- Part of a data file
** start **
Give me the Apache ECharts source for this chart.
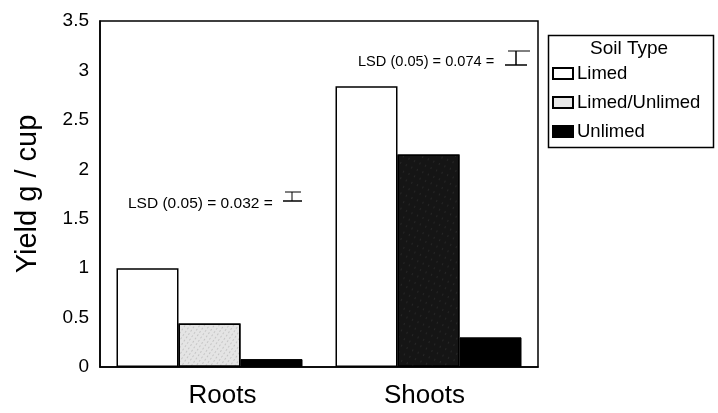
<!DOCTYPE html>
<html>
<head>
<meta charset="utf-8">
<script src="https://cdn.jsdelivr.net/npm/echarts@6/dist/echarts.min.js"></script>
<style>
  html, body { margin: 0; padding: 0; background: #fff; }
  #chart { width: 718px; height: 413px; }
</style>
</head>
<body>
<div id="chart"></div>
<script>
const categories = ['Roots', 'Shoots']
const seriesNames = ['Limed', 'Limed/Unlimed', 'Unlimed']
const limed = [1.0, 2.84]
const limedUnlimed = [0.44, 2.15]
const unlimed = [0.08, 0.3]
const yTicks = [0, 0.5, 1, 1.5, 2, 2.5, 3, 3.5]
const lsdLabels = ['LSD (0.05) = 0.032 =', 'LSD (0.05) = 0.074 =']

const font = 'Liberation Sans, Arial, sans-serif'
const chart = echarts.init(document.getElementById('chart'))

// speckled fill used for the mixed soil bars
const speckleLight = {
  symbol: 'rect', symbolSize: 0.6, color: 'rgba(0,0,0,0.45)',
  dashArrayX: [1, 3], dashArrayY: [2, 2], rotation: 0.6
}
const speckleDark = {
  symbol: 'rect', symbolSize: 0.5, color: 'rgba(255,255,255,0.3)',
  dashArrayX: [1, 5], dashArrayY: [2, 5], rotation: 0.4
}

const barBase = { type: 'bar', barWidth: 62, barGap: '0%' }

const option = {
  animation: false,
  backgroundColor: '#fff',
  grid: {
    left: 100, right: 180, top: 21, bottom: 46,
    show: true, borderColor: '#000', borderWidth: 1.5, backgroundColor: 'transparent'
  },
  xAxis: {
    type: 'category',
    data: categories,
    axisLine: { lineStyle: { color: '#000', width: 1.5 } },
    axisTick: { show: false },
    axisLabel: {
      color: '#000', fontSize: 26, fontFamily: font, margin: 16,
      formatter: v => v === 'Roots' ? '{r|' + v + '}' : '{s|' + v + '}',
      rich: {
        r: { fontSize: 26, fontFamily: font, color: '#000', padding: [0, 0, 0, 26] },
        s: { fontSize: 26, fontFamily: font, color: '#000', padding: [0, 8, 0, 0] }
      }
    }
  },
  yAxis: {
    type: 'value',
    min: 0, max: 3.5, interval: 0.5,
    name: 'Yield g / cup',
    nameLocation: 'middle',
    nameGap: 58,
    nameTextStyle: { color: '#000', fontSize: 29, fontFamily: font },
    splitLine: { show: false },
    axisLine: { show: true, lineStyle: { color: '#000', width: 1.5 } },
    axisTick: { show: false },
    axisLabel: {
      color: '#000', fontSize: 19, fontFamily: font, margin: 11,
      formatter: v => yTicks.includes(v) ? String(v) : ''
    }
  },
  legend: {
    orient: 'vertical',
    left: 547, top: 59,
    itemWidth: 20, itemHeight: 11, itemGap: 10,
    icon: 'rect',
    data: seriesNames,
    textStyle: { color: '#000', fontSize: 18.5, fontFamily: font, padding: [0, 0, 0, -1] }
  },
  graphic: [
    { type: 'rect', left: 546, top: 33, shape: { width: 165, height: 112 },
      style: { fill: 'none', stroke: '#000', lineWidth: 1.5 } },
    { type: 'text', left: 590, top: 39,
      style: { text: 'Soil Type', fill: '#000', fontSize: 19, fontFamily: font } },
    { type: 'text', left: 128, top: 196,
      style: { text: lsdLabels[0], fill: '#000', fontSize: 15.5, fontFamily: font } },
    { type: 'polyline', shape: { points: [[285, 192], [301, 192]] }, style: { stroke: '#000', lineWidth: 1 } },
    { type: 'polyline', shape: { points: [[283, 201], [302, 201]] }, style: { stroke: '#000', lineWidth: 1.5 } },
    { type: 'polyline', shape: { points: [[292, 192], [292, 201]] }, style: { stroke: '#000', lineWidth: 1 } },
    { type: 'text', left: 358, top: 54,
      style: { text: lsdLabels[1], fill: '#000', fontSize: 14.6, fontFamily: font } },
    { type: 'polyline', shape: { points: [[508, 51], [530, 51]] }, style: { stroke: '#000', lineWidth: 1 } },
    { type: 'polyline', shape: { points: [[505, 65], [527, 65]] }, style: { stroke: '#000', lineWidth: 1.5 } },
    { type: 'polyline', shape: { points: [[516, 51], [516, 65]] }, style: { stroke: '#000', lineWidth: 1.5 } }
  ],
  series: [
    Object.assign({}, barBase, {
      name: seriesNames[0],
      data: limed,
      itemStyle: { color: '#fff', borderColor: '#000', borderWidth: 1.5 }
    }),
    Object.assign({}, barBase, {
      name: seriesNames[1],
      data: limedUnlimed.map((v, i) => ({
        value: v,
        itemStyle: i === 0
          ? { color: '#e4e4e4', borderColor: '#000', borderWidth: 1.5, decal: speckleLight }
          : { color: '#151515', borderColor: '#000', borderWidth: 1.5, decal: speckleDark }
      })),
      itemStyle: { color: '#e8e8e8', borderColor: '#000', borderWidth: 1.5 }
    }),
    Object.assign({}, barBase, {
      name: seriesNames[2],
      data: unlimed,
      itemStyle: { color: '#000', borderColor: '#000', borderWidth: 1 }
    })
  ]
}

chart.setOption(option)
</script>
</body>
</html>
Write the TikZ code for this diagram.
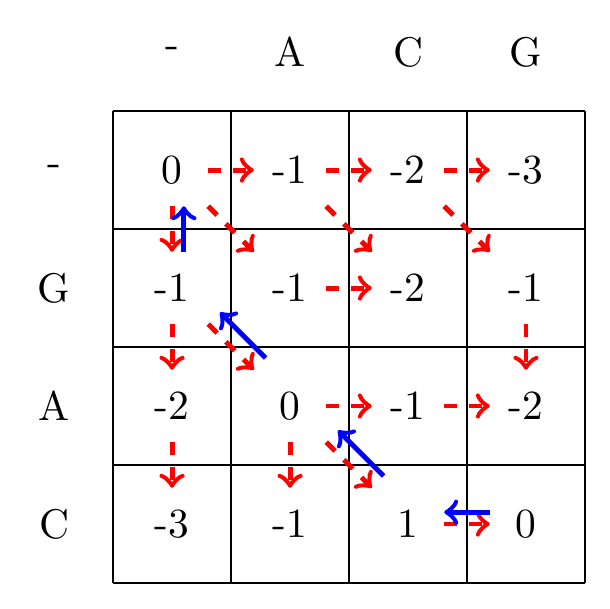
\documentclass[tikz,border=0pt]{standalone}
\begin{document}
\begin{tikzpicture}
	\tikzset{
		cell/.style={minimum size=0.6cm, inner sep=0pt},
		fwd/.style={->, red, very thick, dashed},
		back/.style={->, blue, very thick, transform canvas={shift={#1}}},
	}
	\useasboundingbox (-0.958,-0.212) rectangle (4.212,4.941);
	\draw (0,0) grid (4,4);
	% headers
	\foreach \h [count=\i from 0] in {-,A,C,G}
		\node (top\i) at (\i+0.5,4.5) {\h};
	\foreach \h [count=\j from 0] in {-,G,A,C}
		\node (side\j) at (-0.5,3.5-\j) {\h};
	% scores
	\foreach \row [count=\j from 0] in {{0,-1,-2,-3},{-1,-1,-2,-1},{-2,0,-1,-2},{-3,-1,1,0}}
		\foreach \v [count=\i from 0] in \row
			\node[cell] (c\j\i) at (\i+0.5,3.5-\j) {\v};
	% forward moves
	\draw[fwd] (c00) -- (c01);
	\draw[fwd] (c01) -- (c02);
	\draw[fwd] (c02) -- (c03);
	\draw[fwd] (c00) -- (c11);
	\draw[fwd] (c01) -- (c12);
	\draw[fwd] (c02) -- (c13);
	\draw[fwd] (c00) -- (c10);
	\draw[fwd] (c11) -- (c12);
	\draw[fwd] (c10) -- (c20);
	\draw[fwd] (c10) -- (c21);
	\draw[fwd] (c13) -- (c23);
	\draw[fwd] (c20) -- (c30);
	\draw[fwd] (c21) -- (c22);
	\draw[fwd] (c22) -- (c23);
	\draw[fwd] (c21) -- (c31);
	\draw[fwd] (c21) -- (c32);
	\draw[fwd] (c32) -- (c33);
	% traceback
	\draw[back={(0.1,0)}] (c10) -- (c00);
	\draw[back={(0.1,0.1)}] (c21) -- (c10);
	\draw[back={(0.1,0.1)}] (c32) -- (c21);
	\draw[back={(0,0.1)}] (c33) -- (c32);
\end{tikzpicture}
\end{document}
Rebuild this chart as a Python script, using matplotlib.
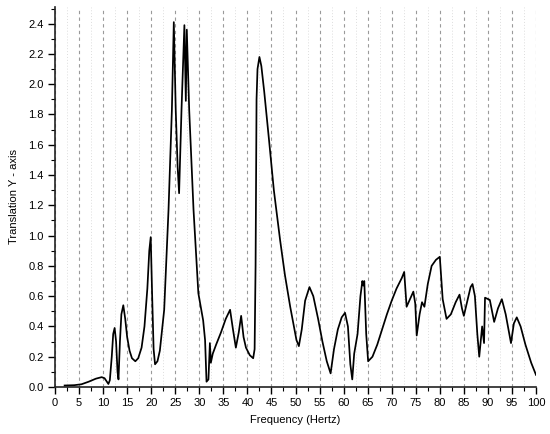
import numpy as np
import matplotlib
matplotlib.use('Agg')
import matplotlib.pyplot as plt
from matplotlib.ticker import MultipleLocator

plt.rcParams['font.family'] = ['Liberation Sans', 'DejaVu Sans']

# frequency (Hz) and translation values
freq = [2.0, 4.0, 5.5, 7.0, 8.5, 9.7, 10.3, 10.8, 11.1, 11.4, 11.8, 12.1, 12.4, 12.7, 13.0, 13.2,
        13.5, 13.8, 14.2, 14.6, 15.0, 15.5, 16.0, 16.7, 17.3, 18.0, 18.6, 19.2, 19.6, 19.9, 20.2,
        20.5, 20.8, 21.3, 21.8, 22.7, 23.6, 24.3, 24.7, 25.1, 25.5, 25.8, 26.3, 26.9,
        27.2, 27.4, 27.9, 28.8, 29.8, 30.8, 31.2, 31.5, 31.9, 32.2, 32.4,
        32.8, 33.5, 34.5, 35.5, 36.4, 37.0, 37.6, 38.2, 38.7, 39.2, 39.7, 40.5, 41.2, 41.5, 41.7,
        41.9, 42.1, 42.5, 42.9, 43.5, 44.5, 45.5, 46.8, 47.8, 48.9, 50.2, 50.7, 51.3, 52.0, 52.9,
        53.7, 54.7, 55.6, 56.5, 57.3, 58.0, 58.8, 59.6, 60.3, 60.9, 61.4, 61.8, 62.2, 62.9, 63.5,
        63.9, 64.1, 64.3, 64.7, 65.1, 66.0, 67.0, 68.0, 69.0, 70.0, 71.0, 72.1, 72.6, 73.1, 73.8,
        74.5, 74.9, 75.2, 75.8, 76.3, 76.8, 77.5, 78.3, 79.2, 80.0, 80.6, 81.4, 82.3, 83.3, 84.1,
        84.6, 85.0, 85.8, 86.4, 86.8, 87.3, 87.8, 88.2, 88.6, 88.8, 89.2, 89.4, 90.4, 91.3, 92.1,
        92.9, 93.7, 94.8, 95.4, 96.0, 96.8, 97.8, 99.0, 100.0]
trans = [0.010, 0.012, 0.018, 0.035, 0.055, 0.065, 0.058, 0.035, 0.020, 0.045, 0.20, 0.35, 0.39, 0.30, 0.10, 0.05,
         0.30, 0.48, 0.54, 0.45, 0.33, 0.24, 0.19, 0.17, 0.19, 0.26, 0.40, 0.65, 0.90, 0.99, 0.60,
         0.25, 0.15, 0.17, 0.24, 0.51, 1.17, 1.83, 2.41, 1.83, 1.45, 1.28, 1.83, 2.39,
         1.89, 2.36, 1.83, 1.17, 0.62, 0.44, 0.31, 0.035, 0.05, 0.29, 0.16,
         0.22, 0.28, 0.36, 0.45, 0.51, 0.38, 0.26, 0.36, 0.47, 0.33, 0.26, 0.21, 0.19, 0.25, 0.80,
         1.90, 2.10, 2.18, 2.12, 1.95, 1.63, 1.30, 0.97, 0.74, 0.53, 0.31, 0.27, 0.38, 0.57, 0.66,
         0.60, 0.45, 0.30, 0.17, 0.09, 0.25, 0.38, 0.46, 0.49, 0.40, 0.15, 0.05, 0.22, 0.35, 0.60,
         0.70, 0.67, 0.70, 0.35, 0.17, 0.20, 0.28, 0.38, 0.48, 0.57, 0.65, 0.72, 0.76, 0.53, 0.58,
         0.63, 0.55, 0.34, 0.48, 0.56, 0.53, 0.68, 0.80, 0.84, 0.86, 0.58, 0.45, 0.48, 0.56, 0.61,
         0.52, 0.47, 0.58, 0.66, 0.68, 0.60, 0.35, 0.20, 0.33, 0.40, 0.29, 0.59, 0.575, 0.43, 0.52,
         0.58, 0.48, 0.29, 0.42, 0.46, 0.40, 0.28, 0.16, 0.08]

fig = plt.figure(figsize=(5.5, 4.34), dpi=100)
ax = fig.add_axes([55/550, 1 - 387/434, (536 - 55)/550, (387 - 7)/434])

ax.plot(freq, trans, color='black', lw=1.25, zorder=3)

ax.set_xlim(0, 100)
ax.set_ylim(0, 2.51)
ax.xaxis.set_major_locator(MultipleLocator(5))
ax.xaxis.set_minor_locator(MultipleLocator(2.5))
ax.yaxis.set_minor_locator(MultipleLocator(0.1))
ax.set_yticks(np.arange(0, 2.41, 0.2))
ax.yaxis.set_major_formatter(matplotlib.ticker.FormatStrFormatter('%.1f'))

# vertical grid lines (major dashed, minor dotted)
ax.grid(axis='x', which='major', color='#9a9a9a', ls=(0, (3, 3)), lw=0.8)
ax.grid(axis='x', which='minor', color='#dddddd', ls=(0, (1, 2)), lw=0.7)
ax.set_axisbelow(True)

for s in ['top', 'right']:
    ax.spines[s].set_visible(False)
for s in ['left', 'bottom']:
    ax.spines[s].set_linewidth(1.2)
    ax.spines[s].set_color('#222222')

ax.tick_params(which='major', direction='out', length=5, width=1.0, labelsize=8, pad=3)
ax.tick_params(which='minor', direction='out', length=3, width=0.8)

ax.set_xlabel('Frequency (Hertz)', fontsize=8, labelpad=5)
ax.set_ylabel('Translation Y - axis', fontsize=8, labelpad=7)

plt.savefig('out.png', dpi=100)
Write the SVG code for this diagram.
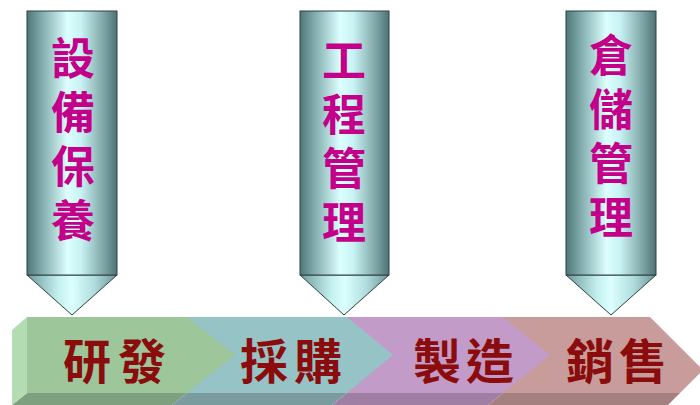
** end **
- GOAL OF THE EXERCISE
Reproduce the material above from its first line through the line containing "62, barGap: '0%'", both ends included, and skip every picture.

- WRITTEN ANSWER
Give me the Apache ECharts source for this chart.
<!DOCTYPE html>
<html>
<head>
<meta charset="utf-8">
<script src="https://cdn.jsdelivr.net/npm/echarts@6/dist/echarts.min.js"></script>
<style>
  html, body { margin: 0; padding: 0; background: #fff; }
  #chart { width: 718px; height: 413px; }
</style>
</head>
<body>
<div id="chart"></div>
<script>
const categories = ['Roots', 'Shoots']
const seriesNames = ['Limed', 'Limed/Unlimed', 'Unlimed']
const limed = [1.0, 2.84]
const limedUnlimed = [0.44, 2.15]
const unlimed = [0.08, 0.3]
const yTicks = [0, 0.5, 1, 1.5, 2, 2.5, 3, 3.5]
const lsdLabels = ['LSD (0.05) = 0.032 =', 'LSD (0.05) = 0.074 =']

const font = 'Liberation Sans, Arial, sans-serif'
const chart = echarts.init(document.getElementById('chart'))

// speckled fill used for the mixed soil bars
const speckleLight = {
  symbol: 'rect', symbolSize: 0.6, color: 'rgba(0,0,0,0.45)',
  dashArrayX: [1, 3], dashArrayY: [2, 2], rotation: 0.6
}
const speckleDark = {
  symbol: 'rect', symbolSize: 0.5, color: 'rgba(255,255,255,0.3)',
  dashArrayX: [1, 5], dashArrayY: [2, 5], rotation: 0.4
}

const barBase = { type: 'bar', barWidth: 62, barGap: '0%' }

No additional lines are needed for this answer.